Well spotted! Could there be leftovers of this in any of the demos or prototypes? This might be overthinking it, but Sonic Jam's Sonic World had five colours of Flickies: blue, red, purple, green and orange. In Sonic Adventure there are five categories of animals: Blue (normal) Red (power) Purple (fly) Green (run) Yellow (swim) Since blue is the standard Flicky colour, it would make sense for blue to be "normal". Maybe this is what they originally had in place? ---- On a related note, Sonic Advance has the exact same 15 animal species as Sonic Adventure. Some look about the same (gorilla, mole, deer, skunk) but others have different colours (kangaroo, elephant) and some have radically different designs (rabbit, peacock). Having the exact same species can't be a coincidence, so were Dimps working from outdated designs, like how an outdated Egg Carrier design was used in Sonic Pinball Party? The true ending does use the correct (Sonic Adventure accurate) green for the kangaroo, and pink for the rabbit, but the latter's design (muzzle etc.) looks more like Pocky from the classic games. (In Sonic Rush's ending, they straight up do use a pink Pocky.) The ending also has two additional animals, one that appears to be Picky, the pig from the classic games, and a brown animal on the left whose design doesn't quite match Ricky or any of the SA1/SA2 animals.
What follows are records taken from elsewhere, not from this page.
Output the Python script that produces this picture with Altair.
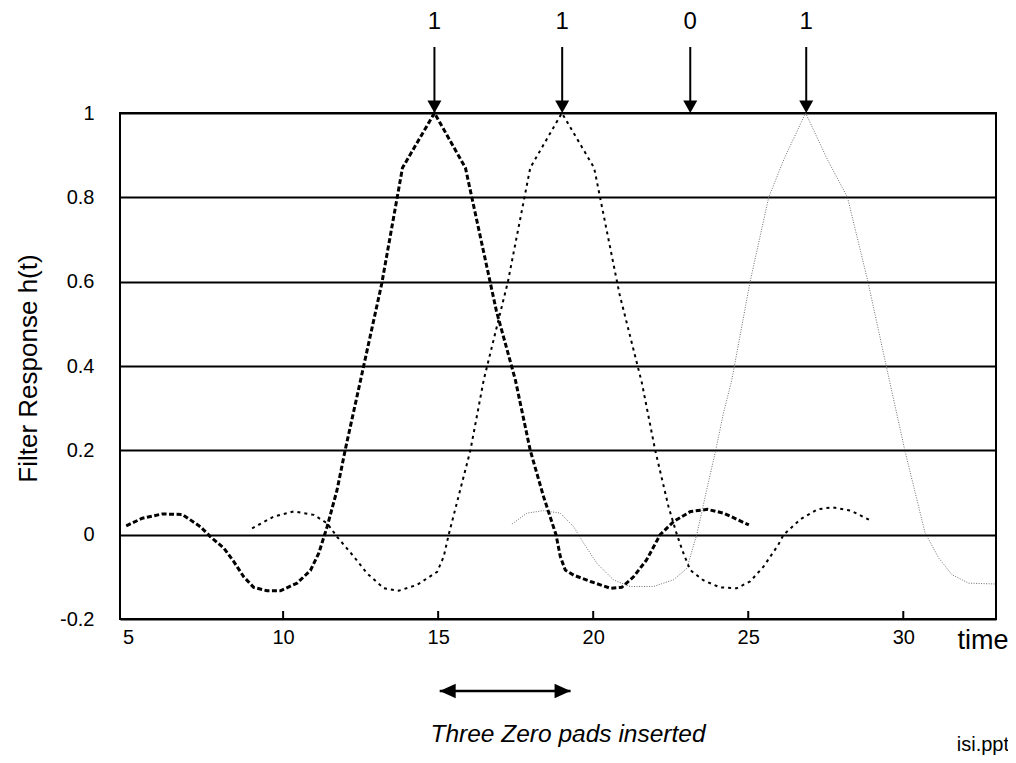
import altair as alt
import pandas as pd

# ---- data ------------------------------------------------------------------
# Pulse 1 (heavy dashed) - peak near t = 14.9
p1_t = [4.94, 5.46, 6.1, 6.75, 7.33, 7.66, 8.09, 8.41, 8.73, 9.05, 9.48, 9.91,
        10.45, 10.88, 11.15, 11.42, 11.74, 12.0, 12.5, 13.18, 13.85, 14.88,
        15.88, 16.88, 17.49, 17.97, 18.4, 18.8, 18.94, 19.1, 19.37, 19.91,
        20.55, 20.92, 21.3, 21.72, 22.16, 22.59, 23.14, 23.68, 24.21, 25.02]
p1_h = [0.021, 0.039, 0.049, 0.048, 0.019, -0.005, -0.032, -0.064, -0.1, -0.125,
        -0.133, -0.133, -0.115, -0.085, -0.044, 0.019, 0.106, 0.2, 0.367, 0.595,
        0.87, 1.0, 0.87, 0.53, 0.367, 0.2, 0.09, 0.0, -0.052, -0.084, -0.096,
        -0.111, -0.127, -0.125, -0.1, -0.06, 0.0, 0.031, 0.055, 0.06, 0.051, 0.023]

# Pulse 2 (medium dashed) - peak near t = 19
p2_t = [9.0, 9.7, 10.34, 10.99, 11.42, 11.74, 12.28, 12.71, 13.25, 13.73, 14.32,
        14.97, 15.18, 15.34, 16.04, 16.47, 17.25, 17.97, 18.99, 20.03, 20.85,
        21.57, 22.0, 22.43, 22.7, 22.91, 23.13, 23.55, 24.09, 24.63, 25.06,
        25.49, 25.97, 26.14, 26.69, 27.23, 27.72, 28.31, 28.96]
p2_h = [0.015, 0.043, 0.055, 0.047, 0.027, -0.005, -0.052, -0.092, -0.127, -0.133,
        -0.119, -0.088, -0.052, 0.0, 0.2, 0.367, 0.6, 0.87, 1.0, 0.87, 0.57,
        0.36, 0.2, 0.066, 0.0, -0.044, -0.084, -0.108, -0.125, -0.127, -0.111,
        -0.076, -0.024, 0.0, 0.037, 0.06, 0.065, 0.057, 0.033]

# Pulse 3 (thin dotted) - peak near t = 26.9
p3_t = [17.38, 17.86, 18.4, 18.94, 19.37, 19.69, 20.12, 20.65, 21.19, 21.94,
        22.59, 23.02, 23.34, 23.66, 23.95, 24.2, 24.47, 25.06, 25.66, 26.15,
        26.85, 27.55, 28.2, 28.86, 29.45, 30.05, 30.7, 31.14, 31.57, 32.11, 32.98]
p3_h = [0.025, 0.051, 0.057, 0.051, 0.019, -0.02, -0.068, -0.107, -0.123, -0.123,
        -0.107, -0.08, 0.0, 0.106, 0.2, 0.288, 0.367, 0.6, 0.8, 0.89,
        1.0, 0.89, 0.8, 0.6, 0.4, 0.2, 0.005, -0.055, -0.095, -0.115, -0.117]

x_labels = [5, 10, 15, 20, 25, 30]
x_inner_ticks = [10, 15, 20, 25, 30]
y_labels = [-0.2, 0, 0.2, 0.4, 0.6, 0.8, 1]

arrow_t = [14.88, 19.0, 23.13, 26.87]
arrow_bits = ["1", "1", "0", "1"]

pad_start = [15.05]
pad_end = [19.27]

# ---- tables -----------------------------------------------------------------
d1 = pd.DataFrame({"t": p1_t, "h": p1_h})
d2 = pd.DataFrame({"t": p2_t, "h": p2_h})
d3 = pd.DataFrame({"t": p3_t, "h": p3_h})
dticks = pd.DataFrame({"t": x_inner_ticks})
darrow = pd.DataFrame({"t": arrow_t, "bit": arrow_bits})
dpad = pd.DataFrame({"t": pad_start, "t2": pad_end})

FONT = "Liberation Sans"
XS = alt.Scale(domain=[4.74, 32.99], nice=False, zero=False)
YS = alt.Scale(domain=[-0.2, 1.0], nice=False, zero=False)

x_axis = alt.Axis(values=x_labels, labelExpr="'' + datum.value", ticks=False,
                  domain=False, grid=False, labelFontSize=20, labelPadding=8,
                  labelColor="black", labelFont=FONT,
                  title="time", titleFont=FONT, titleFontSize=27,
                  titleFontWeight="normal", titleColor="black",
                  titleX=837, titleY=21, titleAlign="left", titleBaseline="middle",
                  titleAnchor="start")
y_axis = alt.Axis(values=y_labels, labelExpr="'' + datum.value", ticks=False,
                  domain=False, grid=True, gridColor="black", gridWidth=2,
                  gridOpacity=1, labelFontSize=20, labelPadding=26,
                  labelColor="black", labelFont=FONT,
                  title="Filter Response h(t)", titleFont=FONT, titleFontSize=26,
                  titleFontWeight="normal", titleColor="black",
                  titleAngle=270, titleX=-92, titleY=255, titleAlign="center",
                  titleBaseline="middle")

X = alt.X("t:Q", scale=XS, axis=x_axis)
Y = alt.Y("h:Q", scale=YS, axis=y_axis)

pulse3 = alt.Chart(d3).mark_line(color="#6e6e6e", strokeWidth=1,
                                 strokeDash=[1, 1.5]).encode(x=X, y=Y)
pulse2 = alt.Chart(d2).mark_line(color="black", strokeWidth=2,
                                 strokeDash=[3, 4]).encode(x=X, y=Y)
pulse1 = alt.Chart(d1).mark_line(color="black", strokeWidth=3,
                                 strokeDash=[5, 2.5]).encode(x=X, y=Y)

inner_ticks = alt.Chart(dticks).mark_rule(color="black", strokeWidth=2).encode(
    x=X, y=alt.value(506), y2=alt.value(498))

arrow_shafts = alt.Chart(darrow).mark_rule(color="black", strokeWidth=2).encode(
    x=X, y=alt.value(-66), y2=alt.value(-10))
arrow_heads = alt.Chart(darrow).mark_point(
    shape="M -1 -1.8 L 1 -1.8 L 0 0 Z", filled=True, size=196, color="black",
    opacity=1, strokeWidth=0).encode(x=X, y=alt.value(0))
arrow_text = alt.Chart(darrow).mark_text(font=FONT, fontSize=24, color="black",
                                         baseline="middle").encode(
    x=X, y=alt.value(-91), text="bit:N")

pad_rule = alt.Chart(dpad).mark_rule(color="black", strokeWidth=2.5).encode(
    x=X, x2="t2:Q", y=alt.value(578))
pad_left = alt.Chart(dpad).mark_point(
    shape="M 0 0 L 2 -0.9 L 2 0.9 Z", filled=True, size=256, color="black",
    opacity=1, strokeWidth=0).encode(x=X, y=alt.value(578))
pad_right = alt.Chart(dpad).mark_point(
    shape="M 0 0 L -2 -0.9 L -2 0.9 Z", filled=True, size=256, color="black",
    opacity=1, strokeWidth=0).encode(x=alt.X("t2:Q", scale=XS, axis=x_axis),
                                     y=alt.value(578))

note = alt.Chart(pd.DataFrame({"txt": ["Three Zero pads inserted"]})).mark_text(
    font=FONT, fontSize=24.5, fontStyle="italic", color="black", align="center",
    baseline="middle").encode(x=alt.value(448), y=alt.value(622), text="txt:N")
src = alt.Chart(pd.DataFrame({"txt": ["isi.ppt"]})).mark_text(
    font=FONT, fontSize=20, color="black", align="right",
    baseline="middle").encode(x=alt.value(889), y=alt.value(632), text="txt:N")

chart = alt.layer(
    pulse3, pulse2, pulse1, inner_ticks,
    arrow_shafts, arrow_heads, arrow_text,
    pad_rule, pad_left, pad_right, note, src,
).properties(
    width=876, height=506,
    autosize=alt.AutoSizeParams(type="none"),
    padding={"left": 112, "top": 105, "right": 12, "bottom": 140},
).configure(
    background="white"
).configure_view(
    stroke="black", strokeWidth=2, fill="white"
)

chart.save("out.html", embed_options={"renderer": "svg", "actions": False})
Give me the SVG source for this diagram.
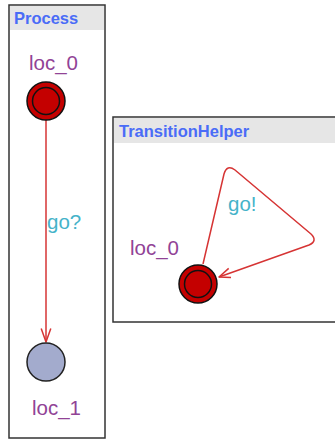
<svg xmlns="http://www.w3.org/2000/svg" width="335" height="440" viewBox="0 0 335 440">
<style>
.frame{fill:#ffffff;stroke:#333333;stroke-width:1.5}
.bar{fill:#e6e6e6}
.title{font-family:"Liberation Sans",Arial,sans-serif;font-weight:bold;font-size:16.5px;fill:#4a6cf7}
.name{font-family:"Liberation Sans",Arial,sans-serif;font-size:20.5px;fill:#914396}
.sync{font-family:"Liberation Sans",Arial,sans-serif;font-size:20.5px;fill:#45b3c9}
.init{fill:#c40000;stroke:#111111;stroke-width:1.5}
.loc{fill:#a3abcd;stroke:#222222;stroke-width:1.5}
.edge{fill:none;stroke:#d63434;stroke-width:1.5;stroke-linejoin:round}
</style>
<g id="Process">
<rect class="frame" x="9" y="5" width="96" height="433"/>
<rect class="bar" x="10" y="6" width="94" height="24"/>
<text class="title" x="14" y="24">Process</text>
</g>
<g id="TransitionHelper">
<rect class="frame" x="113" y="117" width="230" height="205"/>
<rect class="bar" x="114" y="118" width="222" height="25"/>
<text class="title" x="119" y="137">TransitionHelper</text>
</g>
<g id="connectors">
<g id="edge-process">
<path class="edge" d="M46,120 L46,342"/>
<path class="edge" d="M41.2,328.5 L46,342 L50.8,328.5"/>
<text class="sync" x="47" y="229">go?</text>
</g>
<g id="edge-helper">
<path class="edge" d="M203,264 L224,174 Q227,164 235,170 L311,234 Q318,241 309,245 L219,277"/>
<path class="edge" d="M231,277.6 L219,277 L228.7,268.4"/>
<text class="sync" x="228" y="211">go!</text>
</g>
</g>
<g id="process-loc_0">
<circle class="init" cx="46" cy="101" r="19"/>
<circle fill="none" stroke="#111111" stroke-width="1.5" cx="46" cy="101" r="13.5"/>
<text class="name" x="29" y="70">loc_0</text>
</g>
<g id="process-loc_1">
<circle class="loc" cx="46" cy="362" r="19"/>
<text class="name" x="32" y="415">loc_1</text>
</g>
<g id="helper-loc_0">
<circle class="init" cx="198" cy="284" r="19"/>
<circle fill="none" stroke="#111111" stroke-width="1.5" cx="198" cy="284" r="13.5"/>
<text class="name" x="130" y="255">loc_0</text>
</g>
</svg>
You know, Cybershell recently tweeted some early Sonic Adventure screenshots that show more advanced lighting compared to what's in the final: https://twitter.com/Cybershell/status/1315039698385944576
I've noticed that, too. IMO just more evidence the Advance 1 REALLY wanted to be "Sonic Adventure in 2D".
the lighting on this reminds me of the baked vertex-lighting the original Spyro titles had. Lantern has several vars for lighting, but do we know if it would've supported this, or would've this been done through the aforementioned vertex lighting?
Nice. It's appreciated. When I was browsing I noticed that, we really don't have that many review scores for Sonic Adventure 2 at all, which is a shame. I find it interesting that after a dip for Sonic 3D and Sonic R magazine reviews for SA1 and SA2 are high again - but the low number of reviews for SA2 (dreamcast version) makes making that statement a little unbsubstantiated. Our scanner has arrived (perk of my wife's work - now we're working from home they've decided she needs one) so I will try to get my magazine collection shipped up from Birmingham as soon as local lockdown conditions permit that kind of travel.
They have to be added - we need people to volunteer their time to read magazines in our archive and add them to Sonic Adventure 2/Magazine articles. But there are thousands of files, and I try to prioritise the less popular games which aren't as likely to attract volunteers.